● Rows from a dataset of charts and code
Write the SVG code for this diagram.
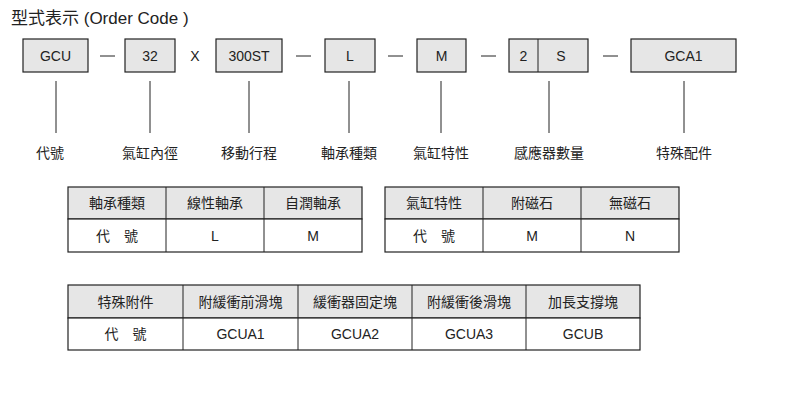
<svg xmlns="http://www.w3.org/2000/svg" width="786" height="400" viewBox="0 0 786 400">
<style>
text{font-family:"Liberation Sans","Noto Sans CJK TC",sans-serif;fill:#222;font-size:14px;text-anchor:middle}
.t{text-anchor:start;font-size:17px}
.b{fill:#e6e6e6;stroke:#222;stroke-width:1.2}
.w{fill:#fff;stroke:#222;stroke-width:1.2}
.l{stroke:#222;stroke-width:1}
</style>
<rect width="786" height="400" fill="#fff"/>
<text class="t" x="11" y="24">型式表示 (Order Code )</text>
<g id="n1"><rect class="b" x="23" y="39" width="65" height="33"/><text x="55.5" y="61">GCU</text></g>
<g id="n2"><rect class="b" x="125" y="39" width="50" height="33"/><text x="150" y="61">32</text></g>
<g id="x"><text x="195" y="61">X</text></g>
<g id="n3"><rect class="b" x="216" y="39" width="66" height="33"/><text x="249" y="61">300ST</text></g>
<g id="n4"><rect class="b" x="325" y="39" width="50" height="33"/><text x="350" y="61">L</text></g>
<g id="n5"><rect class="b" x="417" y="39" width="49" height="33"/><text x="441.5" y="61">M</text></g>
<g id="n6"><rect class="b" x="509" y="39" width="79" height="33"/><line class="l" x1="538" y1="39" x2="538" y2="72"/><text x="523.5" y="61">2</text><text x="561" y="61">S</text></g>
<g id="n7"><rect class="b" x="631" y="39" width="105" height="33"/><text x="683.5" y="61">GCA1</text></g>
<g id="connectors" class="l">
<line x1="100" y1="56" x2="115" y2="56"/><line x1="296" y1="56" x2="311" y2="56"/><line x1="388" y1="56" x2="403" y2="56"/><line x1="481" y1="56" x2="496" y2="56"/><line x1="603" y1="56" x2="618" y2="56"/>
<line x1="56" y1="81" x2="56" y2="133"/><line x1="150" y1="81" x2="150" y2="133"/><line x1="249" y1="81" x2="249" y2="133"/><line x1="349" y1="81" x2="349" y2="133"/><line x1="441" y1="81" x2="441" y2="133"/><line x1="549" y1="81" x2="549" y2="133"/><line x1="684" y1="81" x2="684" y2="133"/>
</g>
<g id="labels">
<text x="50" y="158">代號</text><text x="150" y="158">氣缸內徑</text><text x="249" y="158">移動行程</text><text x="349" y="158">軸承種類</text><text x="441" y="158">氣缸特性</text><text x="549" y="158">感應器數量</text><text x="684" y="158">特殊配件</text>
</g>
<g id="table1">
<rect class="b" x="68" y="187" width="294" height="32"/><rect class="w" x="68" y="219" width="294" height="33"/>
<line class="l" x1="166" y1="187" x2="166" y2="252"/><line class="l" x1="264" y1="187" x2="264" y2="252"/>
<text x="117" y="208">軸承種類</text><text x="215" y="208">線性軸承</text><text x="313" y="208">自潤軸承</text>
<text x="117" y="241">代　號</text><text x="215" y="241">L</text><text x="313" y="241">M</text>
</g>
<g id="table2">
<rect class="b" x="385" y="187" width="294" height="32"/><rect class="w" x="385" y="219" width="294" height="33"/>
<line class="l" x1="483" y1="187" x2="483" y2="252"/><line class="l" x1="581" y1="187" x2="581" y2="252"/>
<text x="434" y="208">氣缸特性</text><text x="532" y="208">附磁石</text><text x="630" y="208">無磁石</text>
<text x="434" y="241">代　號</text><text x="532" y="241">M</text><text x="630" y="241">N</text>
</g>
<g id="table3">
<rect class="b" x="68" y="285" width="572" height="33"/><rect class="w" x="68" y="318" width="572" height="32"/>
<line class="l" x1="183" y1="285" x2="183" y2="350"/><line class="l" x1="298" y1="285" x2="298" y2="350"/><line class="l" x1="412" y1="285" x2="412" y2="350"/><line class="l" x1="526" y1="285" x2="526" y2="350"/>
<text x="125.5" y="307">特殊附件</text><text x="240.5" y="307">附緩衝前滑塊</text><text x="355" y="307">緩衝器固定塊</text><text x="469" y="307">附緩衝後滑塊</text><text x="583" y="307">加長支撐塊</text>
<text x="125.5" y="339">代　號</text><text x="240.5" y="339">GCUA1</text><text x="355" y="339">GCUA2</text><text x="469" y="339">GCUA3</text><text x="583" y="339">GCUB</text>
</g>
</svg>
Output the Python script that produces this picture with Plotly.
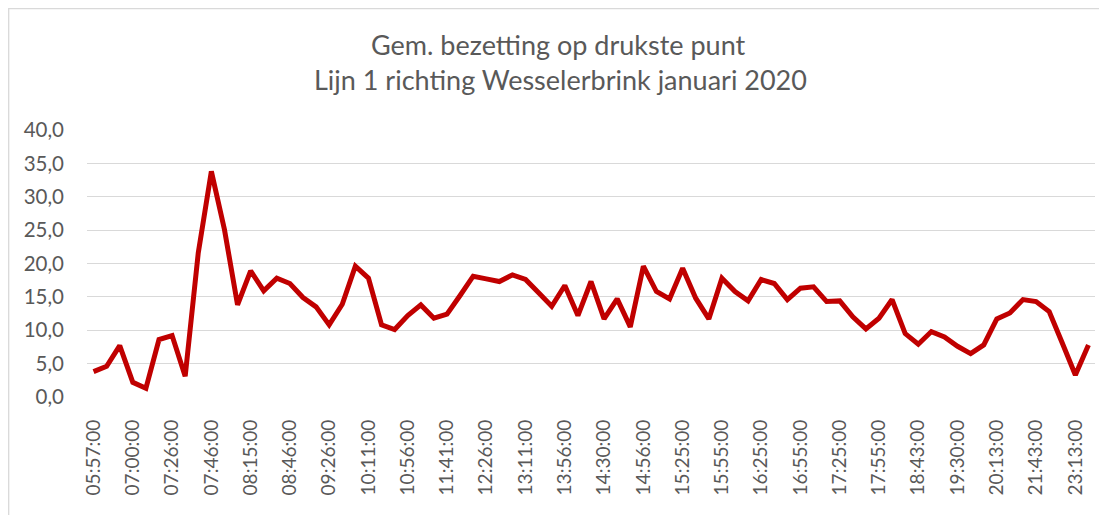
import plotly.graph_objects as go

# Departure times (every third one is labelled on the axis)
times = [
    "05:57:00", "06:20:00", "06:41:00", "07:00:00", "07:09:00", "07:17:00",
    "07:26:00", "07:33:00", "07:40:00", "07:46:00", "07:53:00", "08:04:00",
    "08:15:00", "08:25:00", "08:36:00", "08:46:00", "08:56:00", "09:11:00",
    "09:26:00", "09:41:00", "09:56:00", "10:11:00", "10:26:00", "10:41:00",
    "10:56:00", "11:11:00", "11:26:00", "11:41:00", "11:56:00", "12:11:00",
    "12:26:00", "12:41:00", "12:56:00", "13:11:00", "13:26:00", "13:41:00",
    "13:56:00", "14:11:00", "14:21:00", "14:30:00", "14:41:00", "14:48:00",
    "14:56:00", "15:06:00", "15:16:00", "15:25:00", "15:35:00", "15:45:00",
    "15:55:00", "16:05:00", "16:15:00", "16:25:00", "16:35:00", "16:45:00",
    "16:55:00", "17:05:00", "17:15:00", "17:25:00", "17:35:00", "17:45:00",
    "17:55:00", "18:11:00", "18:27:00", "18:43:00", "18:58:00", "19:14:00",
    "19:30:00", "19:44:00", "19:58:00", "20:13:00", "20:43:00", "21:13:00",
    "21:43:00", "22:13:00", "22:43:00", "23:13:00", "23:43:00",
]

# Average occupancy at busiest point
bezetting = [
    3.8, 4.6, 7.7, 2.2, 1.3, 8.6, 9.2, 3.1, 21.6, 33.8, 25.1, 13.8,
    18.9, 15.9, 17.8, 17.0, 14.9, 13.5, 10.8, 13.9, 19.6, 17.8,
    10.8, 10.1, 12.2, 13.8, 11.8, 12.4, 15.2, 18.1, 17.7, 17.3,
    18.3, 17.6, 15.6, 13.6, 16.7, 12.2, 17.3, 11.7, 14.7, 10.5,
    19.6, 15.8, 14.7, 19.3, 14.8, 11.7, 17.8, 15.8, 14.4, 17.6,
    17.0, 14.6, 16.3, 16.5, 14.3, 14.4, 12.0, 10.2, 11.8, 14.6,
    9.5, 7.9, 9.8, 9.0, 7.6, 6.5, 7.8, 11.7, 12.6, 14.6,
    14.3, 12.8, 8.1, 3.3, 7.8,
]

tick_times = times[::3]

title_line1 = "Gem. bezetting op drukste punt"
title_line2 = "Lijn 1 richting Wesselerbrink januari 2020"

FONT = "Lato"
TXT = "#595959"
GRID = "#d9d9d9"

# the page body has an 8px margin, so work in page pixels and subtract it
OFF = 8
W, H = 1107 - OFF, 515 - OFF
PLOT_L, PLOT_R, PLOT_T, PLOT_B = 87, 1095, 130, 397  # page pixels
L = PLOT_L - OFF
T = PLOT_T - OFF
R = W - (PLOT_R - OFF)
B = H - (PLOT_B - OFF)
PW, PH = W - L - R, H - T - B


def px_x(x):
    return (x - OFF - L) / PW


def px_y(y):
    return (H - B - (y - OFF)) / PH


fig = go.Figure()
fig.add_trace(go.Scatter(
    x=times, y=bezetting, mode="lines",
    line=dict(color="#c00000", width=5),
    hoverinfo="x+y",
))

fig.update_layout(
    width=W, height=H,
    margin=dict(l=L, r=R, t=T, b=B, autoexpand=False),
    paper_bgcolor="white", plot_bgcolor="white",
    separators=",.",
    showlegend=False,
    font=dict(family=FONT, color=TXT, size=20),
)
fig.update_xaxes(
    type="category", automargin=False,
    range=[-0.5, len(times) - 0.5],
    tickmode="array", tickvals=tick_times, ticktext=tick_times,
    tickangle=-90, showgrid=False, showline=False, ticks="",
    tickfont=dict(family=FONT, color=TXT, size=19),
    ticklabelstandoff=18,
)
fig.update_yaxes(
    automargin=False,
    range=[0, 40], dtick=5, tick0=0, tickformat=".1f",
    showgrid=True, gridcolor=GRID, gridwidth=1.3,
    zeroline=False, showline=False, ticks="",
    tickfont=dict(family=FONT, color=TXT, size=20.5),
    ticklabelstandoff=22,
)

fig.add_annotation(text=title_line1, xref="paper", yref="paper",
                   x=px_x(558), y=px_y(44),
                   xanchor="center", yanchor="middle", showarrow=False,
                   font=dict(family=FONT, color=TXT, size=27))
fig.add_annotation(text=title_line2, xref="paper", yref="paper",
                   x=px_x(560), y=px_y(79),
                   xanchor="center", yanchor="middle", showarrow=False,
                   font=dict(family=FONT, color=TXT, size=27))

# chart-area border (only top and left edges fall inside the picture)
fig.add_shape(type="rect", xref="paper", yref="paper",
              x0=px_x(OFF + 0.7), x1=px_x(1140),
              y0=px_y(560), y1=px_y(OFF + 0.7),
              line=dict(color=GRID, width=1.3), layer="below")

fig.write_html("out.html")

● Written instruction
Only the lines between the one with "Output the Python" and the one with "import plotly.graph_objects as go", those two included, get copied from the material above. Keep it exact and free of pictures.

● Answer to the task
Output the Python script that produces this picture with Plotly.
import plotly.graph_objects as go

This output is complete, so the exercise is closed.